The call of nature is another barrier to height. "The biggest constraint is the amount of time people need to be away from the toilet," Mr. Vocking said. A spokesman for Mitsubishi Heavy Industries, another builder of giant wheels, said studies indicate 35 to 45 minutes is the longest people are willing to wait.
Indeed, "half an hour is a good time to experience a good view," said Florian Bollen, the chairman of the Great Wheel Corporation, a company developing many of the newest wheels. "Everything beyond that gets kind of repetitive."
"I think we are now already stretching toward the limits," he added. "I think that the 208 meters in Beijing is not going to be topped very quickly."
So now some wheels are competing on novelty, rather than size. The Tianjin Eye, a wheel planned in China for next year, will be built on a traffic bridge, with cars passing on either side. Big wheels on the roofs of department stores have become a fixture in Japan and Korea, and in 2005 Ride Trade built an oval wheel on the facade of a gambling parlor in Osaka.

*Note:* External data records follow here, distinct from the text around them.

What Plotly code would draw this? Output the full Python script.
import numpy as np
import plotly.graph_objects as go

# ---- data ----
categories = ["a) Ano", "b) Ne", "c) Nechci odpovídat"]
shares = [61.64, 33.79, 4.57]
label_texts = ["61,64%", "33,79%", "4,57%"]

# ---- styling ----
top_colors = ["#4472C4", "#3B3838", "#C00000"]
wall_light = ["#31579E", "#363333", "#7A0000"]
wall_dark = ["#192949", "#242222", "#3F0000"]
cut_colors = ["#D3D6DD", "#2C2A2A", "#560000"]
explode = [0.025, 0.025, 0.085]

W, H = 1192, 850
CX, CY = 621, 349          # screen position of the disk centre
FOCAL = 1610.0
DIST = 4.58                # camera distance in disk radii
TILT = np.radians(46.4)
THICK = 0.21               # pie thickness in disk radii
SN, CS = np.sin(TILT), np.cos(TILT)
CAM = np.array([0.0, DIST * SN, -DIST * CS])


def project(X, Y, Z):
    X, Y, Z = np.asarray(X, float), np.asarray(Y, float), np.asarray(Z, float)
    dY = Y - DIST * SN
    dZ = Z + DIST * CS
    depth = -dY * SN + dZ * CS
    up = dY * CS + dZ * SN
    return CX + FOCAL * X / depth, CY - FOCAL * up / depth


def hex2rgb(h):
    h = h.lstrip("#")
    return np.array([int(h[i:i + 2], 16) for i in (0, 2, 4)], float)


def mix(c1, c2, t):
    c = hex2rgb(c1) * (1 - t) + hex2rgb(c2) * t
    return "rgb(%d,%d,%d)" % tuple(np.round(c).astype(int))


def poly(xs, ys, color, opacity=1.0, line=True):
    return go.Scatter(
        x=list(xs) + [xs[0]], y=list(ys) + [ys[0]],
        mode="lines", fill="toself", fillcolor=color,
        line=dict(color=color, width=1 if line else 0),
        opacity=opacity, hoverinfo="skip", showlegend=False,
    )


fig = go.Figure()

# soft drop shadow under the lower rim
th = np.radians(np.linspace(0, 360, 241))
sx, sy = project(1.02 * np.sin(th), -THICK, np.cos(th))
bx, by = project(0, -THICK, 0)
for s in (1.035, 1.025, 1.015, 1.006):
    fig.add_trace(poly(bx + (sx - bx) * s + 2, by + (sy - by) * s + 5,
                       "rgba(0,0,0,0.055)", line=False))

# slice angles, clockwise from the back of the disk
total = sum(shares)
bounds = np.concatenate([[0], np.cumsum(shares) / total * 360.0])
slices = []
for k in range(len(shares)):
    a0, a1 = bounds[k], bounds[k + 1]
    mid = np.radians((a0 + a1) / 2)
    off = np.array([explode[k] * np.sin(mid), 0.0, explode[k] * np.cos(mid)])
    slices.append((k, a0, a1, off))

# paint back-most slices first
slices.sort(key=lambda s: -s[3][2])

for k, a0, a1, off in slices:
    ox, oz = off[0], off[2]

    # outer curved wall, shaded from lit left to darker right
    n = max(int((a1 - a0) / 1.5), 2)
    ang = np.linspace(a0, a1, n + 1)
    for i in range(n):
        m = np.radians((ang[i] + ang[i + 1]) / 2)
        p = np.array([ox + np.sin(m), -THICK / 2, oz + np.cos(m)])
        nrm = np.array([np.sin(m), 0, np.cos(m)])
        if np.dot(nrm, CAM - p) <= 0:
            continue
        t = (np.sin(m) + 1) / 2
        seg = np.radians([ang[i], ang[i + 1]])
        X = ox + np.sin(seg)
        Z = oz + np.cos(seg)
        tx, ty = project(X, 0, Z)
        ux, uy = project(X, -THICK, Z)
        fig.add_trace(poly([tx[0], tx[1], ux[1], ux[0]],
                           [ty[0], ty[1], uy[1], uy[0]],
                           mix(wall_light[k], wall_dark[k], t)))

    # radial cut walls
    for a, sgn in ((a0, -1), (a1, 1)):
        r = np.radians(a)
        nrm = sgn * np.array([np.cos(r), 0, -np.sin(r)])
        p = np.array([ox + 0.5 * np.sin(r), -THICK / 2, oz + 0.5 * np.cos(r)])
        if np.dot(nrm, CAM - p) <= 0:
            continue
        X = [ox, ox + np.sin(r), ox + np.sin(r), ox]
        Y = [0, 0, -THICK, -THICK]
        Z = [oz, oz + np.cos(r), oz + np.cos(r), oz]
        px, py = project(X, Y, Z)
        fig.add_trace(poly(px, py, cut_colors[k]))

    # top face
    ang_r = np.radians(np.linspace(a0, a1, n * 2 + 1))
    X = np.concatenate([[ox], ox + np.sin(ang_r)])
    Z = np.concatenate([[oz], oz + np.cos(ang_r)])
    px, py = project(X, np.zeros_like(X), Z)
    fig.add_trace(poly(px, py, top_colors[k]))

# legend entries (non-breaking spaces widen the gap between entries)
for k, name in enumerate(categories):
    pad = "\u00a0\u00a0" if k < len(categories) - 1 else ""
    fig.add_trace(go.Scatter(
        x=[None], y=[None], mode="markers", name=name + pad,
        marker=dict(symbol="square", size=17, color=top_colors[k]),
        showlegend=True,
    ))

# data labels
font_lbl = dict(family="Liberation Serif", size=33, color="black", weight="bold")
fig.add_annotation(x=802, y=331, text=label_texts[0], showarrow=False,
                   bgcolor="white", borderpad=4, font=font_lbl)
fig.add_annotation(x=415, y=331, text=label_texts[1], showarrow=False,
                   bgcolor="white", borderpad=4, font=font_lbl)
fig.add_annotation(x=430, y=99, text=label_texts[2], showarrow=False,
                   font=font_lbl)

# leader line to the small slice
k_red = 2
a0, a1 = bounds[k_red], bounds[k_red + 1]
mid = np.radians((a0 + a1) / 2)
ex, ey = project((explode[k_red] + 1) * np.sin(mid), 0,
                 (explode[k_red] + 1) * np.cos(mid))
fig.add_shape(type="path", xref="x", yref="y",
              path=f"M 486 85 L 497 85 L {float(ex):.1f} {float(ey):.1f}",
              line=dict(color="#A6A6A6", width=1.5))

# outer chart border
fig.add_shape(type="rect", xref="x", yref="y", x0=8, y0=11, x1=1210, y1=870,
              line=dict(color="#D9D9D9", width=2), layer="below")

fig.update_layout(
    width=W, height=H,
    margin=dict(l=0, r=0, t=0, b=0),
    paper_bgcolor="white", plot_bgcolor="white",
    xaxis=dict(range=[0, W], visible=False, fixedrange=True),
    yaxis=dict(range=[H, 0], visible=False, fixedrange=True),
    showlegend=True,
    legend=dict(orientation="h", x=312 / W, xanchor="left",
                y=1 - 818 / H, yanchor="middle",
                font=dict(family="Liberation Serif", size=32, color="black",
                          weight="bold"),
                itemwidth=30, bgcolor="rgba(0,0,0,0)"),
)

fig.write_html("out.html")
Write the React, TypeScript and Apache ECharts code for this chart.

"The developers want something to make their particular attraction stand out," Mr. Vocking said, adding that Ride Trade had even received a recent request for a figure-8 shaped wheel.
At the same time, relatively smaller (and often portable) observation wheels are also quietly rising in cities like York, England, and Belfast, Northern Ireland. In North America, the first next-generation observation wheel is the 175-foot Niagara SkyWheel, which opened last summer on the Canadian side of the Niagara Falls.
"At the end of the day, it all comes down to location," Mr. Vocking said. "If you have the location and an interesting iconic attraction which will enable you to have a bird’s-eye view of the area, success is almost guaranteed."